Is ROI Difficult With Multiple Branding Initiatives?
Unfortunately, most marketing programs are much more complex with multiple levels of branding initiatives and sales messages being broadcast across many mediums. How do you know which one worked or was it that exact combination that made the program successful?
The return on investment calculator as indicated above is an excellent tool. So, how to calculate ROI effectively so you can properly evaluate the most profitable message?
First, it is important to understand how your marketing investment is adding to the bottom line. As many a marketing executive saw during the recent recession, marketing budgets were slashed because they were seen as an expense, not an investment. Understanding the best mix for your return on investment will show that the marketing initiatives are well thought out and provide revenue to the company’s bottom line and are not just a “feel good” expense.
Marketing Investment Not Expense
Before you begin to develop your own ROI calculation you will need to understand what you want to measure as your return. Do you just want to see an overall increase in total revenue for your company generated by the campaign? Or do you want to see your overall gross profit (the revenue achieved less the cost of goods delivered)?
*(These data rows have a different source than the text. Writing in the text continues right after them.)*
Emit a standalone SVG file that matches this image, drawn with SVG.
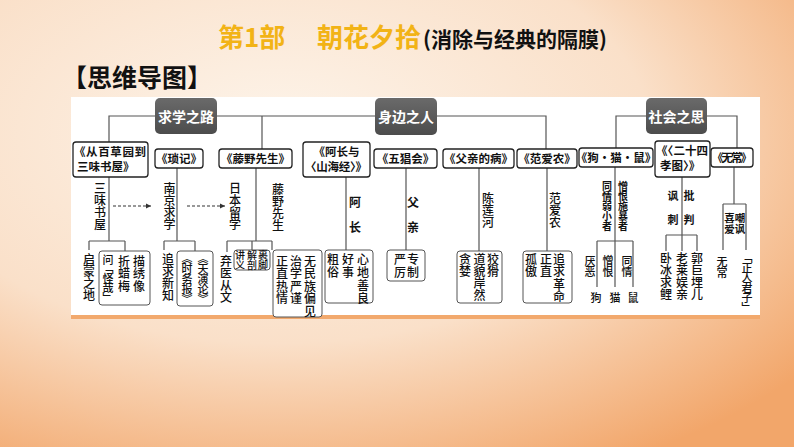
<svg xmlns="http://www.w3.org/2000/svg" width="794" height="447" viewBox="0 0 794 447">
<defs>
<radialGradient id="bg" cx="0.35" cy="0.3" r="0.85">
<stop offset="0" stop-color="#fdf4ea"/>
<stop offset="0.55" stop-color="#fae0c9"/>
<stop offset="1" stop-color="#f2a66a"/>
</radialGradient>
<linearGradient id="cg" x1="0" y1="0" x2="0" y2="1">
<stop offset="0" stop-color="#6a6a6a"/>
<stop offset="1" stop-color="#4c4c4c"/>
</linearGradient>
<marker id="ar" markerWidth="6" markerHeight="6" refX="5" refY="3" orient="auto" markerUnits="userSpaceOnUse">
<path d="M0,0.5 L5,3 L0,5.5 Z" fill="#333"/>
</marker>
</defs>
<style>
.ln{stroke:#555;stroke-width:1.2;fill:none}
.da{stroke:#333;stroke-width:1.1;fill:none;stroke-dasharray:3 2}
.bk{fill:#fff;stroke:#222;stroke-width:1.3}
.bx{fill:#fff;stroke:#555;stroke-width:1}
.cat{fill:url(#cg)}
.ct{font-family:"Noto Sans CJK SC",sans-serif;font-weight:bold;font-size:14px;fill:#fff;text-anchor:middle}
.bt{font-family:"Noto Sans CJK SC",sans-serif;font-weight:bold;font-size:11.5px;fill:#111;text-anchor:middle}
.bl{font-family:"Noto Sans CJK SC",sans-serif;font-weight:bold;font-size:11.5px;fill:#111}
.v{font-family:"Noto Sans CJK SC",sans-serif;font-size:12px;font-weight:500;fill:#111;writing-mode:vertical-rl;letter-spacing:0.3px}
.h{font-family:"Noto Sans CJK SC",sans-serif;font-size:12px;fill:#111;text-anchor:middle;font-weight:bold}
</style>
<rect width="794" height="447" fill="url(#bg)"/>
<g id="title">
<text x="218" y="47" font-family="Noto Sans CJK SC, sans-serif" font-weight="bold" font-size="26" fill="#f2b316">第1部</text>
<text x="317" y="47" font-family="Noto Sans CJK SC, sans-serif" font-weight="bold" font-size="26" fill="#f2b316">朝花夕拾</text>
<text x="423" y="47" font-family="Noto Sans CJK SC, sans-serif" font-weight="bold" font-size="21" fill="#111" textLength="184">(消除与经典的隔膜)</text>
</g>
<g id="heading">
<text x="62" y="87" font-family="Noto Sans CJK SC, sans-serif" font-weight="bold" font-size="25" fill="#111">【思维导图】</text>
</g>
<g id="panel">
<rect x="71" y="97" width="689" height="219" fill="#fff"/>
<rect x="71" y="315" width="689" height="4" fill="#f2a96d"/>
</g>
<g id="connectors">
<path class="ln" d="M109 142V116H155M217 116H375M262 116V149M437 116H546V149M646 116H616V148M707 116H737V148"/>
<path class="ln" d="M109 177V241M89 241H125M89 241V250M125 241V251"/>
<path class="ln" d="M177 168V241M164 241H195M164 241V250M195 241V251"/>
<path class="ln" d="M256 168V241M227 241H272M227 241V252M252 241V250M272 241V250"/>
<path class="ln" d="M346 177V250M406 168V250M479 168V251M547 168V251"/>
<path class="ln" d="M615 167V287M597 241H633M597 241V287M633 241V287"/>
<path class="ln" d="M682 177V235M666 235H697M666 235V251M682 235V251M697 235V251"/>
<path class="ln" d="M734 167V204M723 204H746M723 204V250M746 204V250"/>
<path class="da" d="M113 206H151" marker-end="url(#ar)"/>
<path class="da" d="M187 206H225" marker-end="url(#ar)"/>
</g>
<g id="cat-study">
<rect class="cat" x="155" y="98" width="62" height="36" rx="5"/>
<text class="ct" x="186" y="121.5">求学之路</text>
</g>
<g id="cat-people">
<rect class="cat" x="375" y="98" width="62" height="37" rx="5"/>
<text class="ct" x="406" y="121.5">身边之人</text>
</g>
<g id="cat-society">
<rect class="cat" x="646" y="98" width="61" height="36" rx="5"/>
<text class="ct" x="676.5" y="121.5">社会之思</text>
</g>
<g id="book-baicaoyuan">
<rect class="bk" x="73" y="142" width="75" height="35" rx="3"/>
<text class="bl" x="74" y="156" font-size="12" textLength="72">《从百草园到</text>
<text class="bl" x="77" y="170.5" font-size="12">三味书屋》</text>
</g>
<g id="book-suoji">
<rect class="bk" x="155" y="149" width="48" height="19" rx="3"/>
<text class="bt" x="179" y="163">《琐记》</text>
</g>
<g id="book-tengye">
<rect class="bk" x="219" y="149" width="73" height="19" rx="3"/>
<text class="bt" x="255.5" y="163">《藤野先生》</text>
</g>
<g id="book-achang">
<rect class="bk" x="303" y="142" width="67" height="35" rx="3"/>
<text class="bt" x="336.5" y="156">《阿长与</text>
<text class="bt" x="336" y="170.5" textLength="62">〈山海经〉》</text>
</g>
<g id="book-wuchang-hui">
<rect class="bk" x="374" y="149" width="63" height="19" rx="3"/>
<text class="bt" x="405.5" y="163">《五猖会》</text>
</g>
<g id="book-fuqin">
<rect class="bk" x="443" y="149" width="71" height="19" rx="3"/>
<text class="bt" x="478.5" y="163">《父亲的病》</text>
</g>
<g id="book-fanainong">
<rect class="bk" x="517" y="149" width="60" height="19" rx="3"/>
<text class="bt" x="547" y="163">《范爱农》</text>
</g>
<g id="book-goumaoshu">
<rect class="bk" x="579" y="148" width="74" height="19" rx="3"/>
<text class="bt" x="616" y="162">《狗·猫·鼠》</text>
</g>
<g id="book-ershisi">
<rect class="bk" x="655" y="141" width="55" height="36" rx="3"/>
<text class="bl" x="656" y="155" textLength="52">《〈二十四</text>
<text class="bl" x="660" y="169.5">孝图〉》</text>
</g>
<g id="book-wuchang">
<rect class="bk" x="711" y="148" width="42" height="19" rx="3"/>
<text class="bt" x="732" y="162" textLength="40">《无常》</text>
</g>
<g id="labels-study">
<text class="v" x="100" y="182">三味书屋</text>
<text class="v" x="169.5" y="182">南京求学</text>
<text class="v" x="235" y="182">日本留学</text>
<text class="v" x="278" y="183">藤野先生</text>
<text class="v" x="89" y="253" style="letter-spacing:0">启蒙之地</text>
<text class="v" x="168" y="253" style="letter-spacing:0">追求新知</text>
<text class="v" x="226" y="255" style="letter-spacing:0">弃医从文</text>
</g>
<g id="box-baicaoyuan">
<rect class="bx" x="99" y="251" width="51" height="54" rx="3"/>
<text class="v" x="108" y="254" style="font-size:11px;letter-spacing:-1.4px">问「怪哉」</text>
<text class="v" x="124" y="255" style="letter-spacing:0.5px">折蜡梅</text>
<text class="v" x="139" y="255" style="letter-spacing:0.5px">描绣像</text>
</g>
<g id="box-suoji">
<rect class="bx" x="177" y="251" width="36" height="55" rx="3"/>
<text class="v" x="187" y="253" style="font-size:11px;letter-spacing:-0.8px">《时务报》</text>
<text class="v" x="203" y="253" style="font-size:11px;letter-spacing:-0.8px">《天演论》</text>
</g>
<g id="box-jiangyi">
<rect class="bx" x="234" y="250" width="36" height="20" rx="3"/>
<text class="v" x="240" y="250" style="font-size:10px;letter-spacing:0">讲义</text>
<text class="v" x="252" y="250" style="font-size:10px;letter-spacing:0">解剖</text>
<text class="v" x="263" y="250" style="font-size:10px;letter-spacing:0">裹脚</text>
</g>
<g id="box-tengye">
<rect class="bx" x="273" y="250" width="49" height="67" rx="3"/>
<text class="v" x="282" y="255" style="letter-spacing:0.6px">正直热情</text>
<text class="v" x="296" y="255" style="letter-spacing:0.6px">治学严谨</text>
<text class="v" x="310" y="255" style="letter-spacing:0.6px">无民族偏见</text>
</g>
<g id="labels-people">
<text class="h" x="355" y="207">阿</text>
<text class="h" x="355" y="231.5">长</text>
<text class="h" x="413" y="207">父</text>
<text class="h" x="413" y="231.5">亲</text>
<text class="v" x="488" y="192">陈莲河</text>
<text class="v" x="555" y="192">范爱农</text>
</g>
<g id="box-achang">
<rect class="bx" x="325" y="250" width="48" height="53" rx="3"/>
<text class="v" x="333" y="253" style="letter-spacing:1px">粗俗</text>
<text class="v" x="348" y="253" style="letter-spacing:1px">好事</text>
<text class="v" x="363" y="253" style="letter-spacing:1px">心地善良</text>
</g>
<g id="box-fuqin">
<rect class="bx" x="387" y="250" width="38" height="31" rx="3"/>
<text class="v" x="400" y="253" style="letter-spacing:1px">严厉</text>
<text class="v" x="413" y="253" style="letter-spacing:1px">专制</text>
</g>
<g id="box-chenlianhe">
<rect class="bx" x="457" y="251" width="45" height="52" rx="3"/>
<text class="v" x="465" y="253">贪婪</text>
<text class="v" x="479.5" y="253">道貌岸然</text>
<text class="v" x="493" y="253">狡猾</text>
</g>
<g id="box-fanainong">
<rect class="bx" x="523" y="251" width="49" height="52" rx="3"/>
<text class="v" x="531" y="253" style="letter-spacing:0.5px">孤傲</text>
<text class="v" x="546" y="253" style="letter-spacing:0.5px">正直</text>
<text class="v" x="559" y="253" style="letter-spacing:0.5px">追求革命</text>
</g>
<g id="labels-society">
<text class="v" x="607" y="181" style="font-size:10px;letter-spacing:0;font-weight:bold">同情弱小者</text>
<text class="v" x="623" y="181" style="font-size:10px;letter-spacing:0;font-weight:bold">憎恨施暴者</text>
<text class="v" x="590" y="255" style="font-size:11px;letter-spacing:0">厌恶</text>
<text class="v" x="608" y="255" style="font-size:11px;letter-spacing:0">憎恨</text>
<text class="v" x="627" y="255" style="font-size:11px;letter-spacing:0">同情</text>
<text class="h" x="596" y="301.5" style="font-size:11px;font-weight:500">狗</text>
<text class="h" x="615" y="301.5" style="font-size:11px;font-weight:500">猫</text>
<text class="h" x="633" y="301.5" style="font-size:11px;font-weight:500">鼠</text>
<text class="h" x="673" y="200" style="font-size:11px">讽</text>
<text class="h" x="673" y="224" style="font-size:11px">刺</text>
<text class="h" x="689" y="200" style="font-size:11px">批</text>
<text class="h" x="689" y="224" style="font-size:11px">判</text>
<text class="v" x="666" y="252">卧冰求鲤</text>
<text class="v" x="682" y="252">老莱娱亲</text>
<text class="v" x="697" y="252">郭巨埋儿</text>
<text class="v" x="729.5" y="213" style="font-size:10.5px;letter-spacing:0;font-weight:bold">喜爱</text>
<text class="v" x="740" y="213" style="font-size:10.5px;letter-spacing:0;font-weight:bold">嘲讽</text>
<text class="v" x="722" y="256" style="font-size:11px;letter-spacing:0">无常</text>
<text class="v" x="747" y="252" style="font-size:11px;letter-spacing:-1px">「正人君子」</text>
</g>
</svg>
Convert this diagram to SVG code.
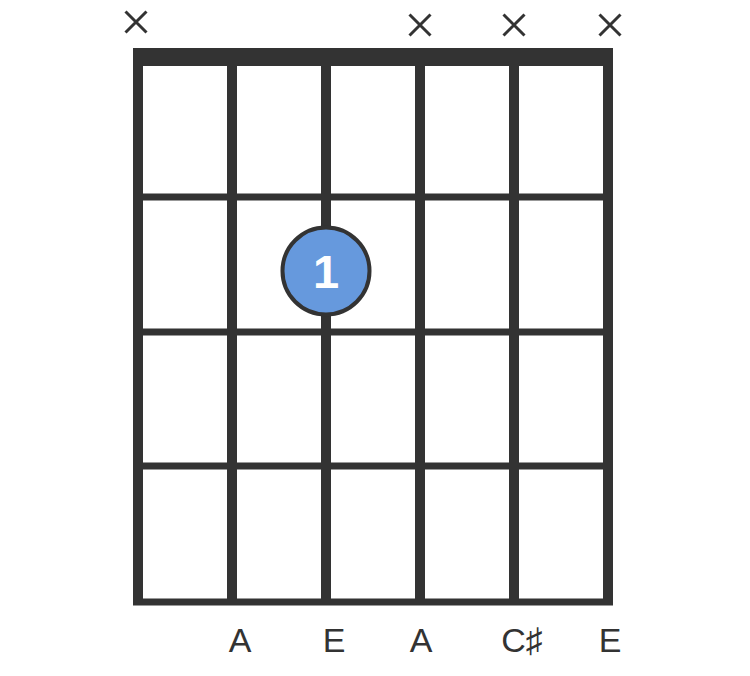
<svg xmlns="http://www.w3.org/2000/svg" width="750" height="676" viewBox="0 0 750 676">
<style>
.str{stroke:#333;stroke-width:10;fill:none}
.fret{stroke:#333;stroke-width:7;fill:none}
.x{stroke:#333;stroke-width:3;fill:none}
.lbl{font-family:"Liberation Sans","DejaVu Sans",sans-serif;font-size:34px;fill:#333;text-anchor:middle}
</style>
<rect width="750" height="676" fill="#fff"/>
<g id="grid">
<rect x="133" y="48" width="480" height="18" fill="#333"/>
<line class="fret" x1="133" y1="197" x2="613" y2="197"/>
<line class="fret" x1="133" y1="332" x2="613" y2="332"/>
<line class="fret" x1="133" y1="466" x2="613" y2="466"/>
<line class="fret" x1="133" y1="602" x2="613" y2="602"/>
<line class="str" x1="138" y1="48" x2="138" y2="605"/>
<line class="str" x1="232" y1="48" x2="232" y2="605"/>
<line class="str" x1="326" y1="48" x2="326" y2="605"/>
<line class="str" x1="420" y1="48" x2="420" y2="605"/>
<line class="str" x1="514" y1="48" x2="514" y2="605"/>
<line class="str" x1="608" y1="48" x2="608" y2="605"/>
</g>
<g id="mutes">
<path class="x" d="M125.5 11.5L146.5 32.5M146.5 11.5L125.5 32.5"/>
<path class="x" d="M409.5 14.5L430.5 35.5M430.5 14.5L409.5 35.5"/>
<path class="x" d="M503.5 14.5L524.5 35.5M524.5 14.5L503.5 35.5"/>
<path class="x" d="M599.5 14.5L620.5 35.5M620.5 14.5L599.5 35.5"/>
</g>
<g id="finger1">
<circle cx="326" cy="271" r="43.5" fill="#6699dd" stroke="#333" stroke-width="4"/>
<text x="326" y="288" font-family="'Liberation Sans', Arial, sans-serif" font-weight="bold" font-size="47" fill="#fff" text-anchor="middle">1</text>
</g>
<g id="labels">
<text class="lbl" x="240" y="652">A</text>
<text class="lbl" x="334" y="652">E</text>
<text class="lbl" x="421" y="652">A</text>
<text class="lbl" x="522" y="652">C♯</text>
<text class="lbl" x="610" y="652">E</text>
</g>
</svg>
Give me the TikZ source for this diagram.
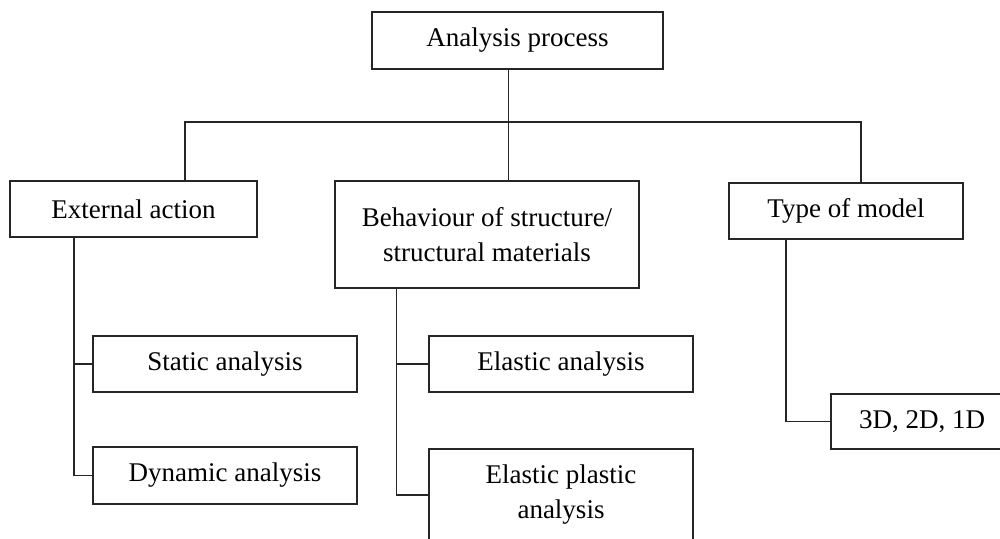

Or are you interested in the net profit you will generate (the gross profit minus all your expenses associated with the campaign)?
Next, you will want to determine which investments or expenses you need to be including in your calculation. The campaign is more than just the advertising media purchased or coupons printed, what about the creative costs, technical expenses (especially for some of the more sophisticated social media campaigns today), management time and of course the time spent by your sales staff to close the deal (this is particularly difficult to calculate if the sales cycle is very long). To account for those types of expenses many companies calculate an additional overhead and/or incremental expense line item to be included for all programs.
And of course, if you have an overlying branding campaign being run simultaneously with your promotion, you may want to determine the percentage of those expenses (investment) to include in the equation.
Let’s revise our previous example to include a percentage of the branding campaign and some overhead expenses. $50,000 to produce and mail to 500 recipients, plus $10,000 for branding and $2500 for overhead with an 8% response or 40 inquiries and converted 50% of those into sales for a total of $10,000,000 in increased revenue. The question becomes, would you have seen that $10,000,000 in revenue without the $50,000 investment. Our history with this audience indicated they would not have.
Remember the impact of your marketing investment always changes as the economy, your prospects and even your products change. So as a marketing professional or business owner you should always be honing the formula to make sure that you are maximizing the return on your investment.